_YOUR GOAL_
Transcribe the listing verbatim. Do not carry over any pictures.

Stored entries
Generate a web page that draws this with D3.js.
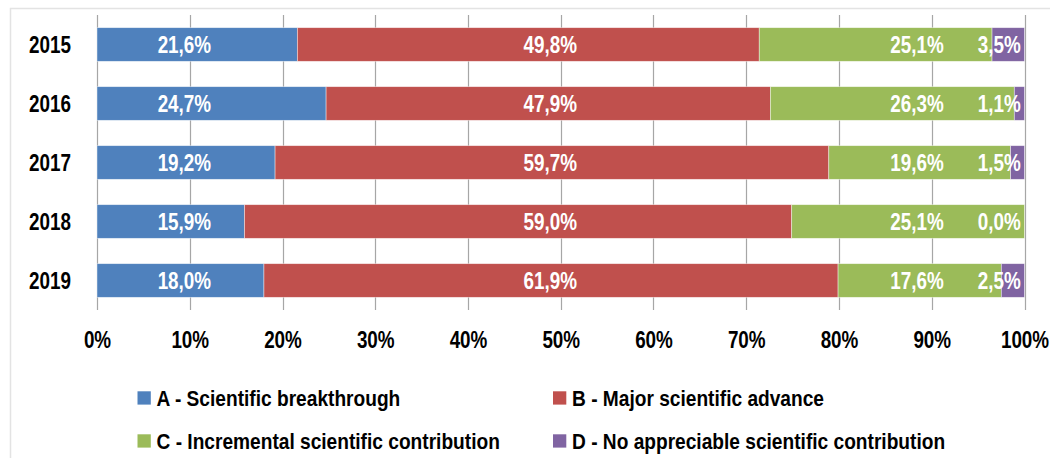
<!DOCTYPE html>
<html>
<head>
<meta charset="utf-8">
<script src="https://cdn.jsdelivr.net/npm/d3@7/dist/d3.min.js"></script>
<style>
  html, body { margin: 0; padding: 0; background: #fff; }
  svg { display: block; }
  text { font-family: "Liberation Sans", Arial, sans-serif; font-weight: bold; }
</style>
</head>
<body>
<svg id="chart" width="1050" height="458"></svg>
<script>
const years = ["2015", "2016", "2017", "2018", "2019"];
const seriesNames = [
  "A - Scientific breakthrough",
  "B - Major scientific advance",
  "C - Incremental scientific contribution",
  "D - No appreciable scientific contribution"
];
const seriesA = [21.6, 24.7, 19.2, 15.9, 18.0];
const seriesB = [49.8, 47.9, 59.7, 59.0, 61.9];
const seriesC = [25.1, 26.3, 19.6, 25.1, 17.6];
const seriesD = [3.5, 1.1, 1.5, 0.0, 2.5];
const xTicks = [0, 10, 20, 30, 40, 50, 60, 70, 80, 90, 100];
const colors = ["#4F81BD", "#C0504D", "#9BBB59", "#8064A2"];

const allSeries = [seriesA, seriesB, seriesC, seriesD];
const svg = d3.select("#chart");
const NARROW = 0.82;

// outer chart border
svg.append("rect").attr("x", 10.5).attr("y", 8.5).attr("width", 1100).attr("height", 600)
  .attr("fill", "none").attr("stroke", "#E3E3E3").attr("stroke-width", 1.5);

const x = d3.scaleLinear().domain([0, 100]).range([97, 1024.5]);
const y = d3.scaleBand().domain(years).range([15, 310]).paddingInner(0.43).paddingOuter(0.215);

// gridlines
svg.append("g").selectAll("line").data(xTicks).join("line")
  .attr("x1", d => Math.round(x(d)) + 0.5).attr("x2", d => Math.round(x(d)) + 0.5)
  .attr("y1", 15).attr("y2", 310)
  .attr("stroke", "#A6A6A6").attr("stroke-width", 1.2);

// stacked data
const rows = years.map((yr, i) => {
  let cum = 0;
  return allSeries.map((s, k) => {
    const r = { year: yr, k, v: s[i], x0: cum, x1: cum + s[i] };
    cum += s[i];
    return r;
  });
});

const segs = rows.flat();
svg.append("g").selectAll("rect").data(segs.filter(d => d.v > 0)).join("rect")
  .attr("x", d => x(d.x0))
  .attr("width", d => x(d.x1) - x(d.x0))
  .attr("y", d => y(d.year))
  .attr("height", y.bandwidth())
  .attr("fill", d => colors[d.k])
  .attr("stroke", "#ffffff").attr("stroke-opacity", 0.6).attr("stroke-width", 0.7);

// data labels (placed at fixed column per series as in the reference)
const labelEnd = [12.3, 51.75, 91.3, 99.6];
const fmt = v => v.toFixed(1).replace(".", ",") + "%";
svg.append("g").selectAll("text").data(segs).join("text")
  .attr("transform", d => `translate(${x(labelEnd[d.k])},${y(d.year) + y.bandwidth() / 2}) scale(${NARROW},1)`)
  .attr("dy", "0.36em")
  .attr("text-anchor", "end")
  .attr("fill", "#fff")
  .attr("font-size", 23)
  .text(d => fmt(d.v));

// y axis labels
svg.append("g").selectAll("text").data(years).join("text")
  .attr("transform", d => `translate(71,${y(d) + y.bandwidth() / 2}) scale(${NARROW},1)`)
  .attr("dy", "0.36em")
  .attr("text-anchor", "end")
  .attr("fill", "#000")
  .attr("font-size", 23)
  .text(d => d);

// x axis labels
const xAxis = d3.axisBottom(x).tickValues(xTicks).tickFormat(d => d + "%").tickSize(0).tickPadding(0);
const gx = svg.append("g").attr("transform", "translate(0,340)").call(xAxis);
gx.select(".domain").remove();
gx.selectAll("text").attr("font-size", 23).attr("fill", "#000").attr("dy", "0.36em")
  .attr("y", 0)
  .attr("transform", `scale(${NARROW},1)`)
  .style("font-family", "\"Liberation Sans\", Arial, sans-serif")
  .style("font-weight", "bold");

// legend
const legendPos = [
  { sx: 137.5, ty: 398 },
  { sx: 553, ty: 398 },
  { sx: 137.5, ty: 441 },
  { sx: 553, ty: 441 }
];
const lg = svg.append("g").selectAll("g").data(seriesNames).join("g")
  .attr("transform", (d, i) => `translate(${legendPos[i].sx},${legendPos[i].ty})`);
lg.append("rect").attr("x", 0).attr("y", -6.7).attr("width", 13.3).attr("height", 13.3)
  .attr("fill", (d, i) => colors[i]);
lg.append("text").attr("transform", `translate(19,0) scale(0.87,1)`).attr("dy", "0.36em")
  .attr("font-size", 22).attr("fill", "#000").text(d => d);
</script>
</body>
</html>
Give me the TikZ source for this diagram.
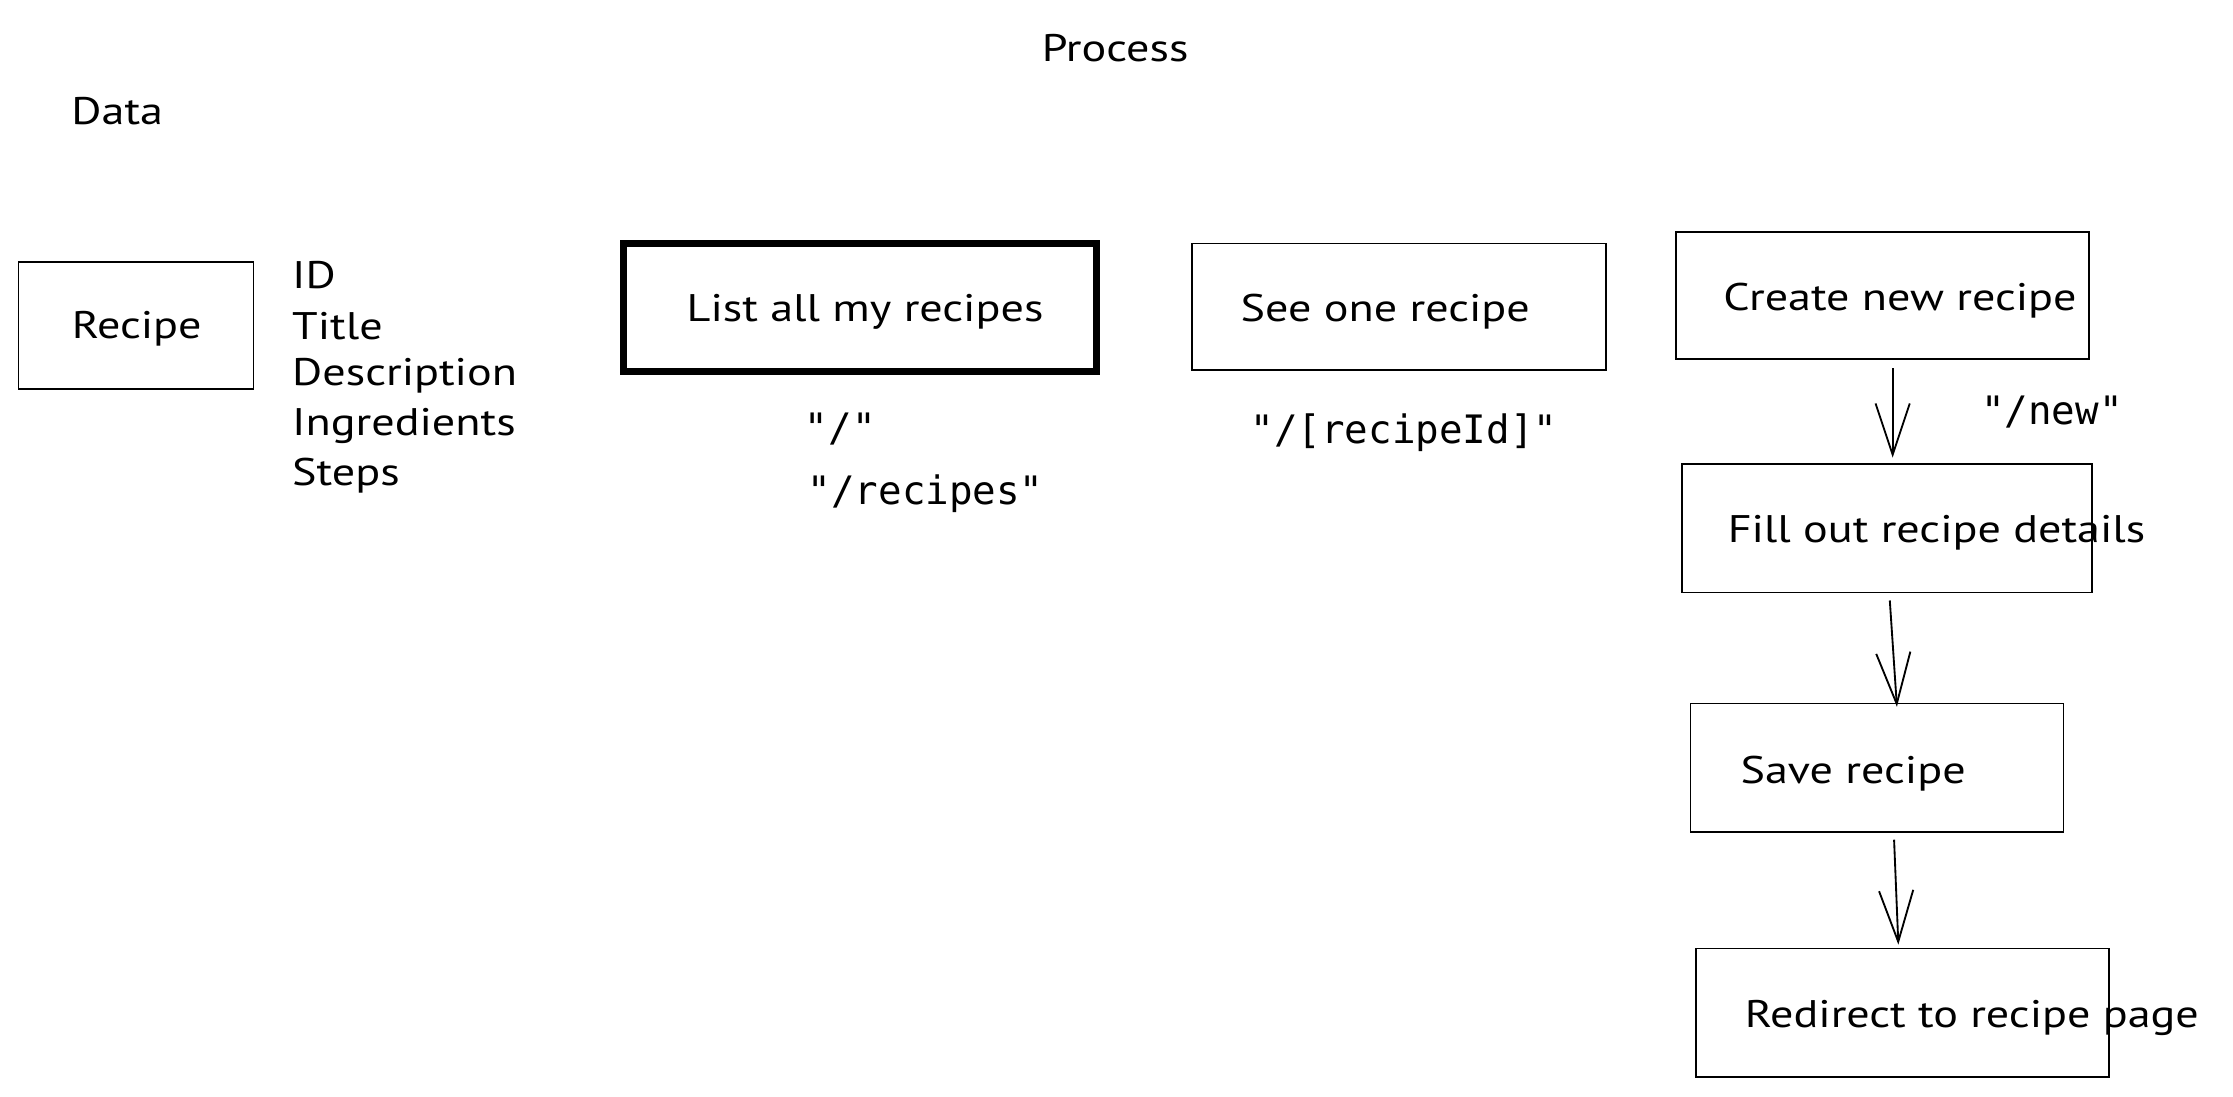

_SOLUTION TO THIS EXERCISE_
Generate a web page that draws this with D3.js.
<!DOCTYPE html>
<html>
<head>
<meta charset="utf-8">
<script src="https://cdn.jsdelivr.net/npm/d3@7/dist/d3.min.js"></script>
<style>
  html, body { margin: 0; padding: 0; background: #fff; }
  svg { display: block; }
  text { font-family: "Liberation Sans", Arial, sans-serif; font-weight: bold; }
</style>
</head>
<body>
<svg id="chart" width="1050" height="458"></svg>
<script>
const years = ["2015", "2016", "2017", "2018", "2019"];
const seriesNames = [
  "A - Scientific breakthrough",
  "B - Major scientific advance",
  "C - Incremental scientific contribution",
  "D - No appreciable scientific contribution"
];
const seriesA = [21.6, 24.7, 19.2, 15.9, 18.0];
const seriesB = [49.8, 47.9, 59.7, 59.0, 61.9];
const seriesC = [25.1, 26.3, 19.6, 25.1, 17.6];
const seriesD = [3.5, 1.1, 1.5, 0.0, 2.5];
const xTicks = [0, 10, 20, 30, 40, 50, 60, 70, 80, 90, 100];
const colors = ["#4F81BD", "#C0504D", "#9BBB59", "#8064A2"];

const allSeries = [seriesA, seriesB, seriesC, seriesD];
const svg = d3.select("#chart");
const NARROW = 0.82;

// outer chart border
svg.append("rect").attr("x", 10.5).attr("y", 8.5).attr("width", 1100).attr("height", 600)
  .attr("fill", "none").attr("stroke", "#E3E3E3").attr("stroke-width", 1.5);

const x = d3.scaleLinear().domain([0, 100]).range([97, 1024.5]);
const y = d3.scaleBand().domain(years).range([15, 310]).paddingInner(0.43).paddingOuter(0.215);

// gridlines
svg.append("g").selectAll("line").data(xTicks).join("line")
  .attr("x1", d => Math.round(x(d)) + 0.5).attr("x2", d => Math.round(x(d)) + 0.5)
  .attr("y1", 15).attr("y2", 310)
  .attr("stroke", "#A6A6A6").attr("stroke-width", 1.2);

// stacked data
const rows = years.map((yr, i) => {
  let cum = 0;
  return allSeries.map((s, k) => {
    const r = { year: yr, k, v: s[i], x0: cum, x1: cum + s[i] };
    cum += s[i];
    return r;
  });
});

const segs = rows.flat();
svg.append("g").selectAll("rect").data(segs.filter(d => d.v > 0)).join("rect")
  .attr("x", d => x(d.x0))
  .attr("width", d => x(d.x1) - x(d.x0))
  .attr("y", d => y(d.year))
  .attr("height", y.bandwidth())
  .attr("fill", d => colors[d.k])
  .attr("stroke", "#ffffff").attr("stroke-opacity", 0.6).attr("stroke-width", 0.7);

// data labels (placed at fixed column per series as in the reference)
const labelEnd = [12.3, 51.75, 91.3, 99.6];
const fmt = v => v.toFixed(1).replace(".", ",") + "%";
svg.append("g").selectAll("text").data(segs).join("text")
  .attr("transform", d => `translate(${x(labelEnd[d.k])},${y(d.year) + y.bandwidth() / 2}) scale(${NARROW},1)`)
  .attr("dy", "0.36em")
  .attr("text-anchor", "end")
  .attr("fill", "#fff")
  .attr("font-size", 23)
  .text(d => fmt(d.v));

// y axis labels
svg.append("g").selectAll("text").data(years).join("text")
  .attr("transform", d => `translate(71,${y(d) + y.bandwidth() / 2}) scale(${NARROW},1)`)
  .attr("dy", "0.36em")
  .attr("text-anchor", "end")
  .attr("fill", "#000")
  .attr("font-size", 23)
  .text(d => d);

// x axis labels
const xAxis = d3.axisBottom(x).tickValues(xTicks).tickFormat(d => d + "%").tickSize(0).tickPadding(0);
const gx = svg.append("g").attr("transform", "translate(0,340)").call(xAxis);
gx.select(".domain").remove();
gx.selectAll("text").attr("font-size", 23).attr("fill", "#000").attr("dy", "0.36em")
  .attr("y", 0)
  .attr("transform", `scale(${NARROW},1)`)
  .style("font-family", "\"Liberation Sans\", Arial, sans-serif")
  .style("font-weight", "bold");

// legend
const legendPos = [
  { sx: 137.5, ty: 398 },
  { sx: 553, ty: 398 },
  { sx: 137.5, ty: 441 },
  { sx: 553, ty: 441 }
];
const lg = svg.append("g").selectAll("g").data(seriesNames).join("g")
  .attr("transform", (d, i) => `translate(${legendPos[i].sx},${legendPos[i].ty})`);
lg.append("rect").attr("x", 0).attr("y", -6.7).attr("width", 13.3).attr("height", 13.3)
  .attr("fill", (d, i) => colors[i]);
lg.append("text").attr("transform", `translate(19,0) scale(0.87,1)`).attr("dy", "0.36em")
  .attr("font-size", 22).attr("fill", "#000").text(d => d);
</script>
</body>
</html>
Give me the TikZ source for this diagram.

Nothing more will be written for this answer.